Reagindo à iniciativa com seu enfoque liberal clássico, a revista The Economist publicou matéria de capa considerando que, “por mais bem-intencionada, essa nova forma de ‘capitalismo coletivo’ acabará fazendo mais mal do que bem” porque compromete a maximização da eficiência, “constituindo-se numa ameaça à prosperidade a longo prazo.” Considera que empresas não têm mandato para buscar soluções estritamente sociais e, ao assumirem esta responsabilidade, também afetarão sua maior virtude: o dinamismo. Corretamente, relembra que grandes corporações tidas como socialmente exemplares já sucumbiram nos negócios por ineficiência e desatualização, gerando danos sociais muito mais extensos.
Em essência, esta abordagem foi consagrada por Milton Friedman, no antológico artigo “The Social Responsibility of Business Is to Increase Its Profits”, publicado em 1970, na New York Times Magazine. Quase 50 anos depois, os economistas Oliver Hart (Nobel em 2016) e Luigi Zingales publicaram “Companies Should Maximize Shareholder Welfare Not Market Value”, no Journal of Law, Finance, and Accounting, em 2017. Sem se contrapor a Friedman, propõem que seu conceito de shareholder value focado na maximização de lucro evolua para shareholder welfare, pressupondo que muitos acionistas das companhias não desejam mais retorno financeiro a qualquer preço e sim em conformidade com uma ética ambiental e/ou social.
Fato é que a legitimidade do mundo dos negócios está na alça de mira da sociedade. A economia de mercado gera riqueza, prosperidade e inovação; aumenta a produtividade, reduz preços e amplia o acesso e a diversidade de produtos e serviços. Mas sofre questionamentos crescentes pelo aumento da concentração de renda, da desigualdade social e do risco de colapso ambiental, questões tão graves quanto inegáveis.
Não é demais lembrar que os indivíduos estão agora capacitados a exercer pressão local e global sobre as organizações como nunca antes na história, dispondo de um arsenal de meios de informação, expressão e articulação.
Por tudo isso, vivemos hoje uma profusão de conceitos, iniciativas e novos modelos que buscam reduzir as externalidades e ampliar os benefícios e os beneficiários da atividade empresarial: Economia Circular, Economia Colaborativa, Capitalismo Consciente, Empresas Regenerativas, entre outros exemplos.

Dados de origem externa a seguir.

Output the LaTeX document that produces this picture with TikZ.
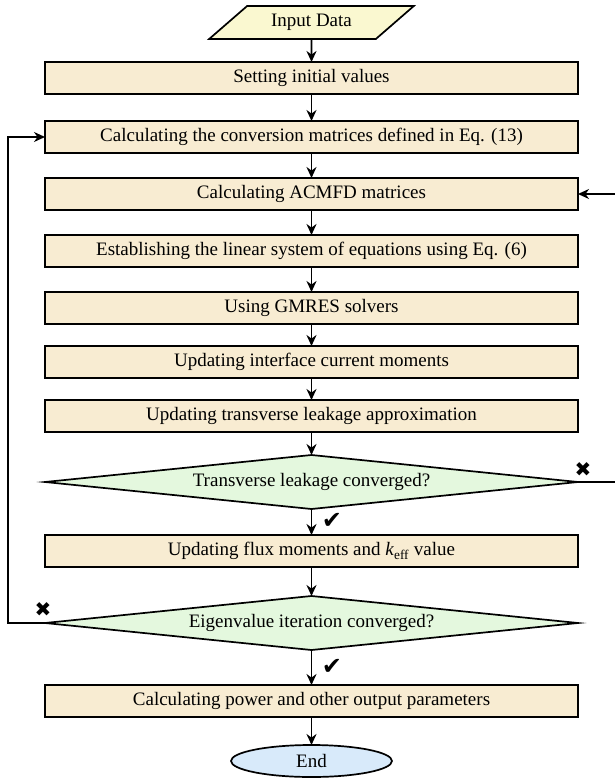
\documentclass[tikz,border=0pt]{standalone}
\usepackage{fontspec}
\setmainfont{Liberation Serif}
\newfontfamily\symfont{DejaVu Sans}
\usetikzlibrary{positioning,shapes.geometric,arrows.meta}
\definecolor{boxfill}{RGB}{248,236,210}
\definecolor{decfill}{RGB}{228,248,222}
\definecolor{iofill}{RGB}{250,248,208}
\definecolor{endfill}{RGB}{216,234,250}

\begin{document}
\begin{tikzpicture}
[x=1pt,y=1pt,
 every node/.style={font=\fontsize{19}{22}\selectfont,inner sep=0pt,outer sep=0pt},
 proc/.style={rectangle,draw=black,line width=1.7pt,fill=boxfill,minimum width=533pt,minimum height=32pt},
 dec/.style={diamond,draw=black,line width=1.7pt,fill=decfill,aspect=10,minimum width=533pt,minimum height=54pt},
 io/.style={trapezium,trapezium left angle=41,trapezium right angle=139,draw=black,line width=1.7pt,fill=iofill,
            text height=13pt,text depth=4pt,inner xsep=24pt,inner ysep=8pt},
 term/.style={ellipse,draw=black,line width=1.7pt,fill=endfill,minimum width=161pt,minimum height=32pt},
 yes/.style={font=\symfont\fontsize{24}{24}\selectfont},
 no/.style={font=\symfont\fontsize{20}{20}\selectfont},
 flow/.style={-{Stealth[length=11pt,width=10pt]},line width=1.8pt}]
\useasboundingbox (0,0) rectangle (614,-778);
\node[io]   (in)    at (311.5,-22.5)                  {Input Data};
\node[proc] (init)  [on grid,below=55.5pt of in]    {Setting initial values};
\node[proc] (conv)  [on grid,below=59pt of init]    {Calculating the conversion matrices defined in Eq. (13)};
\node[proc] (acm)   [on grid,below=57pt of conv]    {Calculating ACMFD matrices};
\node[proc] (lin)   [on grid,below=57pt of acm]     {Establishing the linear system of equations using Eq. (6)};
\node[proc] (gmr)   [on grid,below=57pt of lin]     {Using GMRES solvers};
\node[proc] (cur)   [on grid,below=54pt of gmr]     {Updating interface current moments};
\node[proc] (tl)    [on grid,below=54pt of cur]     {Updating transverse leakage approximation};
\node[dec]  (tlok)  [on grid,below=66pt of tl]      {Transverse leakage converged?};
\node[proc] (flux)  [on grid,below=69pt of tlok]    {Updating flux moments and \textit{k}\textsubscript{eff} value};
\node[dec]  (eigok) [on grid,below=72pt of flux]    {Eigenvalue iteration converged?};
\node[proc] (pow)   [on grid,below=78pt of eigok]   {Calculating power and other output parameters};
\node[term] (fin)   [on grid,below=60pt of pow]     {End};

\path[flow] (in)    edge (init);
\path[flow] (init)  edge (conv);
\path[flow] (conv)  edge (acm);
\path[flow] (acm)   edge (lin);
\path[flow] (lin)   edge (gmr);
\path[flow] (gmr)   edge (cur);
\path[flow] (cur)   edge (tl);
\path[flow] (tl)    edge (tlok);
\path[flow] (tlok)  edge (flux);
\path[flow] (flux)  edge (eigok);
\path[flow] (eigok) edge (pow);
\path[flow] (pow)   edge (fin);

% loops back
\draw[flow] (tlok.east) -- ++(50,0) |- (acm.east);
\draw[flow] (eigok.west) -- ++(-37,0) |- (conv.west);

\node[yes] (y1) at (332,-521) {✔};
\node[yes] (y2) at (332,-667) {✔};
\node[no]  (n1) at (583,-470) {✖};
\node[no]  (n2) at (43,-610)  {✖};
\end{tikzpicture}
\end{document}
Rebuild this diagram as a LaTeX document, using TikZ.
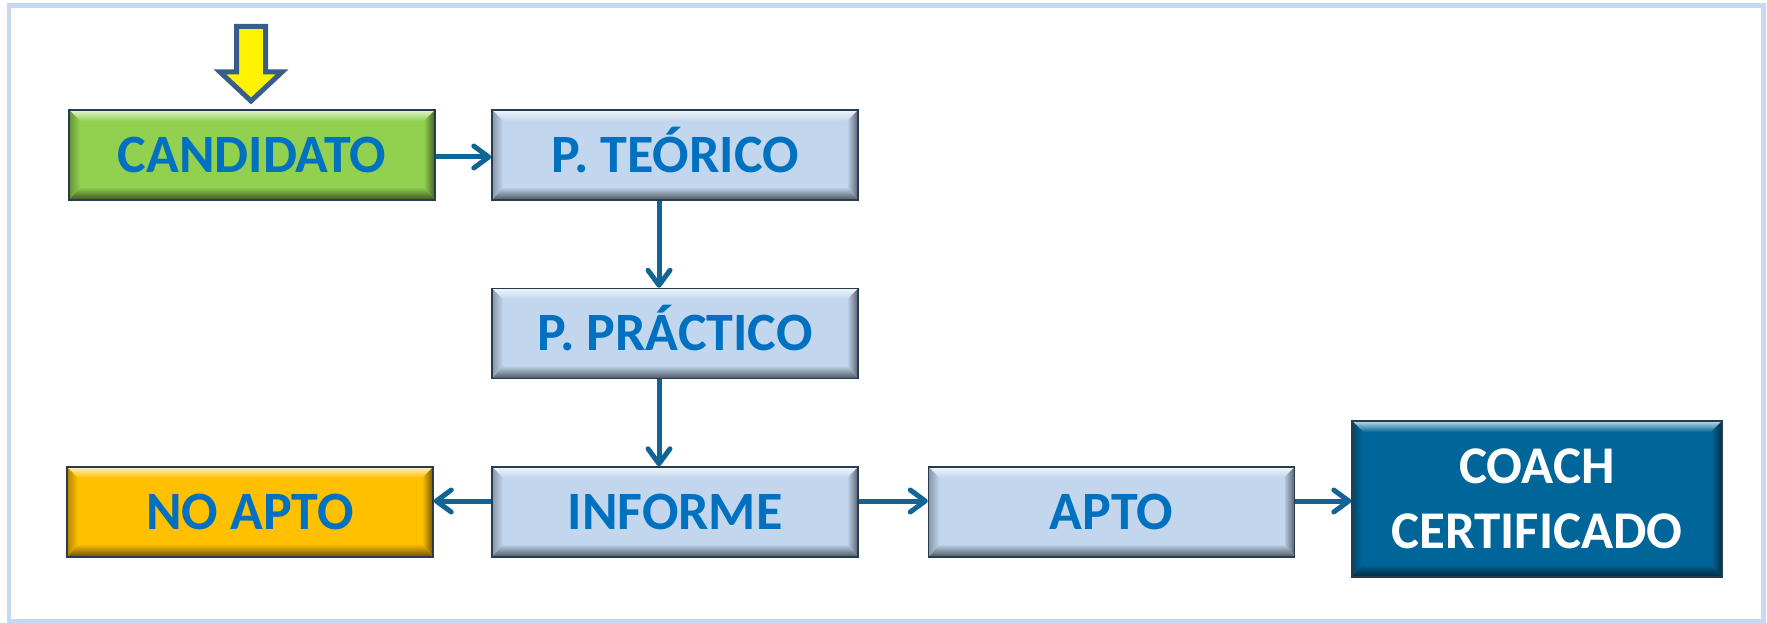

Num front avançado estão as Empresas B, reconhecidas por um processo de certificação independente que avalia o impacto socioambiental, tanto na cadeia, como no modelo de negócio, como a Patagônia e a Danone, nos EUA, e a própria Natura e a Mãe Terra, no Brasil. E no extremo desse movimento estão ainda as Empresas de Impacto Social, que já nascem para gerar lucro, dando soluções escaláveis para problemas sociais específicos.
É revelador que a editoria de Negócios da própria The Economist aborde sistematicamente a eclosão de novas formas de capitalismo e o impacto das mudanças climáticas no mercado. São seus principais eixos de cobertura na seção, além da volta da interferência da geopolítica nos negócios.
Resumo final da ópera: propósito corporativo não é slogan, nem filantropia, e sim uma síntese da crença fundamental de uma organização, que declara por que existe e que diferença quer fazer no mundo. Constrói cultura, define estratégias e inovações, se desdobra em processos; deve ser reconhecido pelo corpo interno e muito tangível para seus clientes.
Explicitando ou não intenções sociais, o propósito inevitavelmente definirá a forma como a organização compartilhará valor crescente, em diferentes graus, com toda sua cadeia de relações, porque este é o novo normal do capitalismo.